Colleges and universities should be more sensitive to the plight of men’s sports teams in trying to comply with Title IX restrictions, said a report handed to the U.S. Secretary of Education Wednesday. The report, based on the findings of the Education Secretary Roderick Paige’s 15-member commission, listed 23 recommendations for the Office of Civil Rights.
While any implementation of the recommendations is still long off, GW Athletic Director Jack Kvancz said, if instituted, they would not have an affect on the way GW runs its athletic department.
“We are committed to our athletic program the way it is. We’re not looking to make men less and women more,” he said. “The way I see it, athletes are athletes, and we are not going to change that view.”
The Commission on Opportunity in Athletics, led by Stanford Athletic Director Ted Leland, met earlier this month in response to a lawsuit by the National Wrestling Coaches Association that argues 355 men’s college athletic teams have been cut because of the improper interpretation of Title IX.
Paige will evaluate the report, said Rita Simon, a commissioner on the committee and a professor at American University’s School of Public Affairs and Law School. The earliest policy change would be seen in May or June, she said.
Kvancz said he doubts the recommendations will result in policy changes.
“‘If’ is a big word,” he said. “We are no closer to seeing a policy change. One, the rule is probably not broken. Two, the problems with Title IX are not going to be helped by these recommendations. (The recommendations) make sense, but I don’t think (the report) will help anything.”
The 23 recommendations stress that cutting men’s teams and male athlete roster spots is not how the law, originally aimed to ban sex discrimination in education, including athletics, was meant to be interpreted.
The commission recommended that “the Office for Civil rights should make clear that cutting teams in order to demonstrate compliance with Title IX is a disfavored practice,” and recommended that “the office should reexamine its standards governing private funding to prevent particular sports from being dropped.”
Title IX uses a three-pronged test to define equality in athletics.
First, the ratio of athletes at an institution must be “substantially proportionate” to a school’s enrollment. Secondly, the institution must show a history and continuing practice of expanding women’s programs. Lastly, the institution must prove the interest and abilities of women are accommodated.

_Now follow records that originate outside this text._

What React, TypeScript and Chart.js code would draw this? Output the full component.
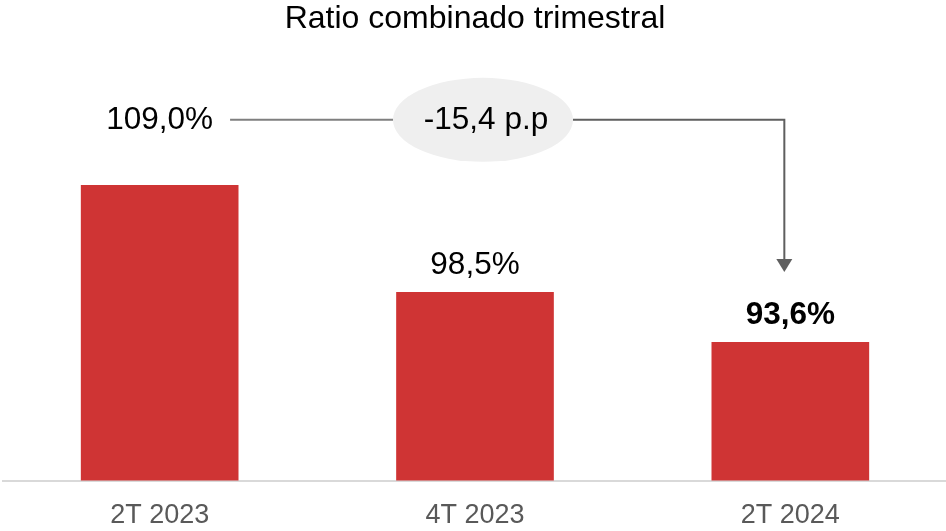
import React, { useEffect, useRef } from "react";
import { Chart, registerables } from "chart.js";

Chart.register(...registerables);

const chartTitle = "Ratio combinado trimestral";
const categories = ["2T 2023", "4T 2023", "2T 2024"];
const ratios = [109.0, 98.5, 93.6];
const valueLabels = ["109,0%", "98,5%", "93,6%"];
const deltaLabel = "-15,4 p.p";
const yRange = [80, 120];
const bracketLevel = 115.4;

const FONT = "'Liberation Sans', Arial, sans-serif";
const BAR_RED = "#cf3434";

const annotationPlugin = {
  id: "annotations",
  afterDatasetsDraw(chart: any) {
    const ctx = chart.ctx;
    const area = chart.chartArea;
    const yScale = chart.scales.y;
    const bars = chart.getDatasetMeta(0).data;
    ctx.save();

    // title
    ctx.fillStyle = "#000000";
    ctx.font = `32px ${FONT}`;
    ctx.textAlign = "center";
    ctx.textBaseline = "middle";
    ctx.fillText(chartTitle, (area.left + area.right) / 2, 19);

    const lineY = yScale.getPixelForValue(bracketLevel);

    // value labels
    bars.forEach((bar: any, i: number) => {
      const last = i === bars.length - 1;
      ctx.font = `${last ? "bold " : ""}31.5px ${FONT}`;
      ctx.fillStyle = "#000000";
      const y = i === 0 ? lineY : bar.y - 27;
      ctx.fillText(valueLabels[i], bar.x, y);
    });

    // first label width
    ctx.font = `31.5px ${FONT}`;
    const w0 = ctx.measureText(valueLabels[0]).width;
    const leftStart = bars[0].x + w0 / 2 + 17;

    const ex = bars[1].x + 8;
    const rx = 90;
    const ry = 42;

    // left connector
    ctx.strokeStyle = "#7f7f7f";
    ctx.lineWidth = 2;
    ctx.beginPath();
    ctx.moveTo(leftStart, lineY);
    ctx.lineTo(ex - rx, lineY);
    ctx.stroke();

    // ellipse
    ctx.fillStyle = "#efefef";
    ctx.beginPath();
    ctx.ellipse(ex, lineY, rx, ry, 0, 0, Math.PI * 2);
    ctx.fill();

    ctx.fillStyle = "#000000";
    ctx.font = `31.5px ${FONT}`;
    ctx.fillText(deltaLabel, ex + 3, lineY);

    // right connector with arrow
    const ax = bars[2].x - 6;
    const tipY = bars[2].y - 70;
    const headH = 13;
    const headW = 8;
    ctx.strokeStyle = "#5f5f5f";
    ctx.lineWidth = 2;
    ctx.beginPath();
    ctx.moveTo(ex + rx, lineY);
    ctx.lineTo(ax, lineY);
    ctx.lineTo(ax, tipY - headH);
    ctx.stroke();
    ctx.fillStyle = "#5f5f5f";
    ctx.beginPath();
    ctx.moveTo(ax - headW, tipY - headH);
    ctx.lineTo(ax + headW, tipY - headH);
    ctx.lineTo(ax, tipY);
    ctx.closePath();
    ctx.fill();

    ctx.restore();
  },
};

export default function App() {
  const canvasRef = useRef<HTMLCanvasElement | null>(null);

  useEffect(() => {
    if (!canvasRef.current) return;
    const chart = new Chart(canvasRef.current, {
      type: "bar",
      data: {
        labels: categories,
        datasets: [
          {
            data: ratios,
            backgroundColor: BAR_RED,
            borderWidth: 0,
            categoryPercentage: 1,
            barPercentage: 0.5,
          },
        ],
      },
      options: {
        responsive: false,
        animation: false,
        devicePixelRatio: 1,
        layout: { padding: { top: 73, bottom: 3, left: 0, right: 0 } },
        plugins: {
          legend: { display: false },
          tooltip: { enabled: false },
          title: { display: false },
        },
        scales: {
          x: {
            grid: { display: false, drawTicks: false },
            border: { display: true, color: "#d9d9d9", width: 2 },
            ticks: {
              color: "#595959",
              font: { family: FONT, size: 27 },
              padding: 19,
            },
          },
          y: {
            display: false,
            min: yRange[0],
            max: yRange[1],
          },
        },
      },
      plugins: [annotationPlugin],
    });
    return () => chart.destroy();
  }, []);

  return (
    <div
      style={{
        position: "fixed",
        left: 2,
        top: 0,
        width: 946,
        height: 531,
        overflow: "hidden",
        background: "#ffffff",
      }}
    >
      <canvas ref={canvasRef} width={946} height={554} style={{ display: "block" }} />
    </div>
  );
}
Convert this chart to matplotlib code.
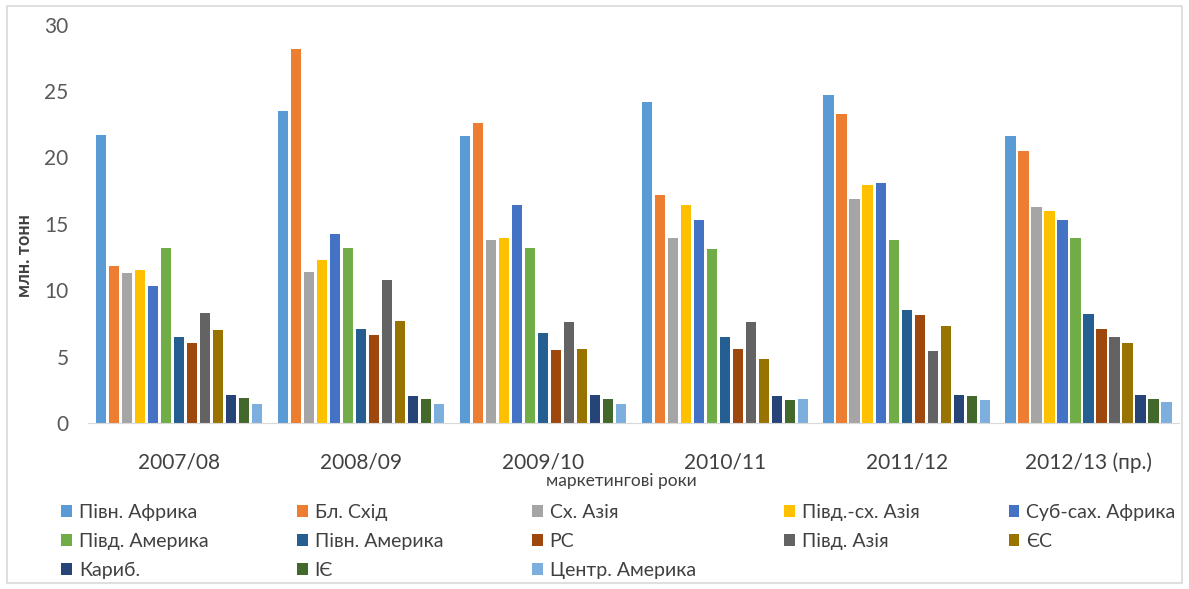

Because numbers are easier to comply with than “interest” or “history,” athletic departments tend to use the first prong as a “safe harbor,” placing undue stress on the proportionality restriction.
To rectify this practice, the report urges the department to de-emphasize the first test by counting roster opportunities instead of athletes and eliminating walk-on athletes from participant total. Kvancz said he would like to see the second two prongs defined rather than the first prong de-emphasized.
“If you can define interest or history, then it would be better, but the law does not define and you have to be in trouble (with the first prong) to find if you comply with the second or third,” he said.